Output the material below unchanged, apart from leaving out the pictures.

# Recorded data:
━━━

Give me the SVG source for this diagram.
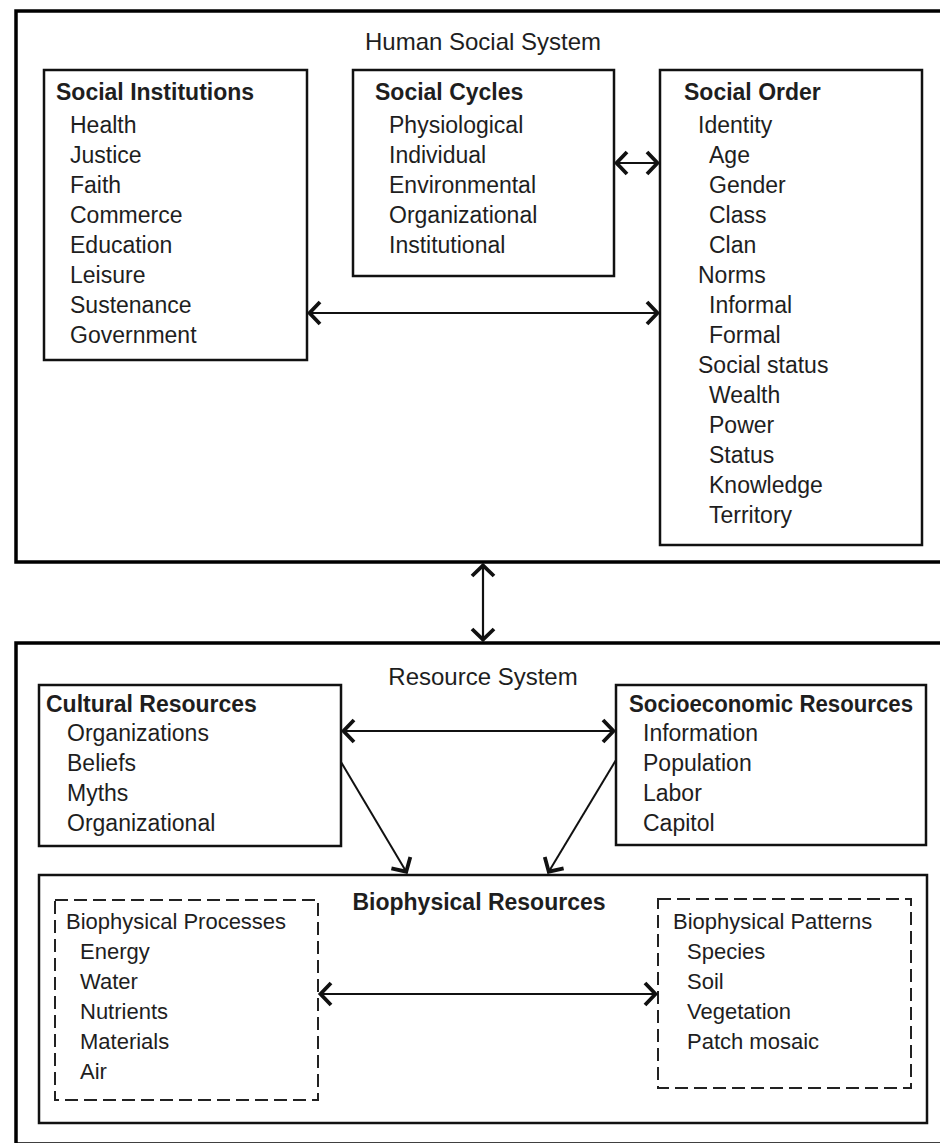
<svg xmlns="http://www.w3.org/2000/svg" width="940" height="1143" viewBox="0 0 940 1143">
<style>
text{font-family:"Liberation Sans",Arial,sans-serif;fill:#1e1e1e;font-size:23px}
.t{font-size:24px;text-anchor:middle}
.h{font-weight:bold}
.sub{font-size:22px}
.outer{fill:none;stroke:#000;stroke-width:3.5}
.box{fill:#fff;stroke:#111;stroke-width:2.5}
.dash{fill:none;stroke:#222;stroke-width:2;stroke-dasharray:13 6}
.con{stroke:#111;stroke-width:2.2;fill:none;marker-start:url(#ah);marker-end:url(#ah)}
.one{stroke:#111;stroke-width:2;fill:none;marker-end:url(#ah)}
</style>
<defs>
<marker id="ah" markerUnits="userSpaceOnUse" viewBox="-18 -15 22 30" markerWidth="22" markerHeight="30" refX="0" refY="0" orient="auto-start-reverse">
<path d="M-12,-11 L-1.5,0 L-12,11" fill="none" stroke="#111" stroke-width="3.8"/>
</marker>
</defs>
<rect width="940" height="1143" fill="#fff"/>

<g id="human-social-system">
<rect class="outer" x="16" y="11" width="940" height="551"/>
<text class="t" x="483" y="50">Human Social System</text>
</g>

<g id="social-institutions">
<rect class="box" x="44" y="70" width="263" height="290"/>
<text class="h" x="56" y="100">Social Institutions</text>
<text x="70" y="133">Health</text>
<text x="70" y="163">Justice</text>
<text x="70" y="193">Faith</text>
<text x="70" y="223">Commerce</text>
<text x="70" y="253">Education</text>
<text x="70" y="283">Leisure</text>
<text x="70" y="313">Sustenance</text>
<text x="70" y="343">Government</text>
</g>

<g id="social-cycles">
<rect class="box" x="353" y="70" width="261" height="206"/>
<text class="h" x="375" y="100">Social Cycles</text>
<text x="389" y="133">Physiological</text>
<text x="389" y="163">Individual</text>
<text x="389" y="193">Environmental</text>
<text x="389" y="223">Organizational</text>
<text x="389" y="253">Institutional</text>
</g>

<g id="social-order">
<rect class="box" x="660" y="70" width="262" height="475"/>
<text class="h" x="684" y="100">Social Order</text>
<text x="698" y="133">Identity</text>
<text x="709" y="163">Age</text>
<text x="709" y="193">Gender</text>
<text x="709" y="223">Class</text>
<text x="709" y="253">Clan</text>
<text x="698" y="283">Norms</text>
<text x="709" y="313">Informal</text>
<text x="709" y="343">Formal</text>
<text x="698" y="373">Social status</text>
<text x="709" y="403">Wealth</text>
<text x="709" y="433">Power</text>
<text x="709" y="463">Status</text>
<text x="709" y="493">Knowledge</text>
<text x="709" y="523">Territory</text>
</g>

<g id="resource-system">
<rect class="outer" x="16" y="643" width="940" height="501"/>
<text class="t" x="483" y="685">Resource System</text>
</g>

<g id="cultural-resources">
<rect class="box" x="39" y="685" width="302" height="161"/>
<text class="h" x="46" y="712">Cultural Resources</text>
<text x="67" y="741">Organizations</text>
<text x="67" y="771">Beliefs</text>
<text x="67" y="801">Myths</text>
<text x="67" y="831">Organizational</text>
</g>

<g id="socioeconomic-resources">
<rect class="box" x="616" y="685" width="310" height="160"/>
<text class="h" x="629" y="712" textLength="284" lengthAdjust="spacingAndGlyphs">Socioeconomic Resources</text>
<text x="643" y="741">Information</text>
<text x="643" y="771">Population</text>
<text x="643" y="801">Labor</text>
<text x="643" y="831">Capitol</text>
</g>

<g id="biophysical-resources">
<rect class="box" x="39" y="875" width="888" height="248"/>
<text class="h" x="479" y="910" text-anchor="middle">Biophysical Resources</text>
</g>

<g id="biophysical-processes">
<rect class="dash" x="55" y="900" width="263" height="200"/>
<text class="sub" x="66" y="929">Biophysical Processes</text>
<text class="sub" x="80" y="959">Energy</text>
<text class="sub" x="80" y="989">Water</text>
<text class="sub" x="80" y="1019">Nutrients</text>
<text class="sub" x="80" y="1049">Materials</text>
<text class="sub" x="80" y="1079">Air</text>
</g>

<g id="biophysical-patterns">
<rect class="dash" x="658" y="899" width="253" height="189"/>
<text class="sub" x="673" y="929">Biophysical Patterns</text>
<text class="sub" x="687" y="959">Species</text>
<text class="sub" x="687" y="989">Soil</text>
<text class="sub" x="687" y="1019">Vegetation</text>
<text class="sub" x="687" y="1049">Patch mosaic</text>
</g>

<g id="connectors">
<line class="con" x1="615" y1="163" x2="659" y2="163"/>
<line class="con" x1="308" y1="313" x2="659" y2="313"/>
<line class="con" x1="483" y1="564" x2="483" y2="641"/>
<line class="con" x1="342" y1="731" x2="615" y2="731"/>
<line class="one" x1="341" y1="762" x2="407" y2="873"/>
<line class="one" x1="616" y1="760" x2="548" y2="873"/>
<line class="con" x1="319" y1="994" x2="657" y2="994"/>
</g>
</svg>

━━━

# Solution for this exercise:
Give me the SVG source for this diagram.
<svg xmlns="http://www.w3.org/2000/svg" width="940" height="1143" viewBox="0 0 940 1143">
<style>
text{font-family:"Liberation Sans",Arial,sans-serif;fill:#1e1e1e;font-size:23px}
.t{font-size:24px;text-anchor:middle}
.h{font-weight:bold}
.sub{font-size:22px}
.outer{fill:none;stroke:#000;stroke-width:3.5}
.box{fill:#fff;stroke:#111;stroke-width:2.5}
.dash{fill:none;stroke:#222;stroke-width:2;stroke-dasharray:13 6}
.con{stroke:#111;stroke-width:2.2;fill:none;marker-start:url(#ah);marker-end:url(#ah)}
.one{stroke:#111;stroke-width:2;fill:none;marker-end:url(#ah)}
</style>
<defs>
<marker id="ah" markerUnits="userSpaceOnUse" viewBox="-18 -15 22 30" markerWidth="22" markerHeight="30" refX="0" refY="0" orient="auto-start-reverse">
<path d="M-12,-11 L-1.5,0 L-12,11" fill="none" stroke="#111" stroke-width="3.8"/>
</marker>
</defs>
<rect width="940" height="1143" fill="#fff"/>

<g id="human-social-system">
<rect class="outer" x="16" y="11" width="940" height="551"/>
<text class="t" x="483" y="50">Human Social System</text>
</g>

<g id="social-institutions">
<rect class="box" x="44" y="70" width="263" height="290"/>
<text class="h" x="56" y="100">Social Institutions</text>
<text x="70" y="133">Health</text>
<text x="70" y="163">Justice</text>
<text x="70" y="193">Faith</text>
<text x="70" y="223">Commerce</text>
<text x="70" y="253">Education</text>
<text x="70" y="283">Leisure</text>
<text x="70" y="313">Sustenance</text>
<text x="70" y="343">Government</text>
</g>

<g id="social-cycles">
<rect class="box" x="353" y="70" width="261" height="206"/>
<text class="h" x="375" y="100">Social Cycles</text>
<text x="389" y="133">Physiological</text>
<text x="389" y="163">Individual</text>
<text x="389" y="193">Environmental</text>
<text x="389" y="223">Organizational</text>
<text x="389" y="253">Institutional</text>
</g>

<g id="social-order">
<rect class="box" x="660" y="70" width="262" height="475"/>
<text class="h" x="684" y="100">Social Order</text>
<text x="698" y="133">Identity</text>
<text x="709" y="163">Age</text>
<text x="709" y="193">Gender</text>
<text x="709" y="223">Class</text>
<text x="709" y="253">Clan</text>
<text x="698" y="283">Norms</text>
<text x="709" y="313">Informal</text>
<text x="709" y="343">Formal</text>
<text x="698" y="373">Social status</text>
<text x="709" y="403">Wealth</text>
<text x="709" y="433">Power</text>
<text x="709" y="463">Status</text>
<text x="709" y="493">Knowledge</text>
<text x="709" y="523">Territory</text>
</g>

<g id="resource-system">
<rect class="outer" x="16" y="643" width="940" height="501"/>
<text class="t" x="483" y="685">Resource System</text>
</g>

<g id="cultural-resources">
<rect class="box" x="39" y="685" width="302" height="161"/>
<text class="h" x="46" y="712">Cultural Resources</text>
<text x="67" y="741">Organizations</text>
<text x="67" y="771">Beliefs</text>
<text x="67" y="801">Myths</text>
<text x="67" y="831">Organizational</text>
</g>

<g id="socioeconomic-resources">
<rect class="box" x="616" y="685" width="310" height="160"/>
<text class="h" x="629" y="712" textLength="284" lengthAdjust="spacingAndGlyphs">Socioeconomic Resources</text>
<text x="643" y="741">Information</text>
<text x="643" y="771">Population</text>
<text x="643" y="801">Labor</text>
<text x="643" y="831">Capitol</text>
</g>

<g id="biophysical-resources">
<rect class="box" x="39" y="875" width="888" height="248"/>
<text class="h" x="479" y="910" text-anchor="middle">Biophysical Resources</text>
</g>

<g id="biophysical-processes">
<rect class="dash" x="55" y="900" width="263" height="200"/>
<text class="sub" x="66" y="929">Biophysical Processes</text>
<text class="sub" x="80" y="959">Energy</text>
<text class="sub" x="80" y="989">Water</text>
<text class="sub" x="80" y="1019">Nutrients</text>
<text class="sub" x="80" y="1049">Materials</text>
<text class="sub" x="80" y="1079">Air</text>
</g>

<g id="biophysical-patterns">
<rect class="dash" x="658" y="899" width="253" height="189"/>
<text class="sub" x="673" y="929">Biophysical Patterns</text>
<text class="sub" x="687" y="959">Species</text>
<text class="sub" x="687" y="989">Soil</text>
<text class="sub" x="687" y="1019">Vegetation</text>
<text class="sub" x="687" y="1049">Patch mosaic</text>
</g>

<g id="connectors">
<line class="con" x1="615" y1="163" x2="659" y2="163"/>
<line class="con" x1="308" y1="313" x2="659" y2="313"/>
<line class="con" x1="483" y1="564" x2="483" y2="641"/>
<line class="con" x1="342" y1="731" x2="615" y2="731"/>
<line class="one" x1="341" y1="762" x2="407" y2="873"/>
<line class="one" x1="616" y1="760" x2="548" y2="873"/>
<line class="con" x1="319" y1="994" x2="657" y2="994"/>
</g>
</svg>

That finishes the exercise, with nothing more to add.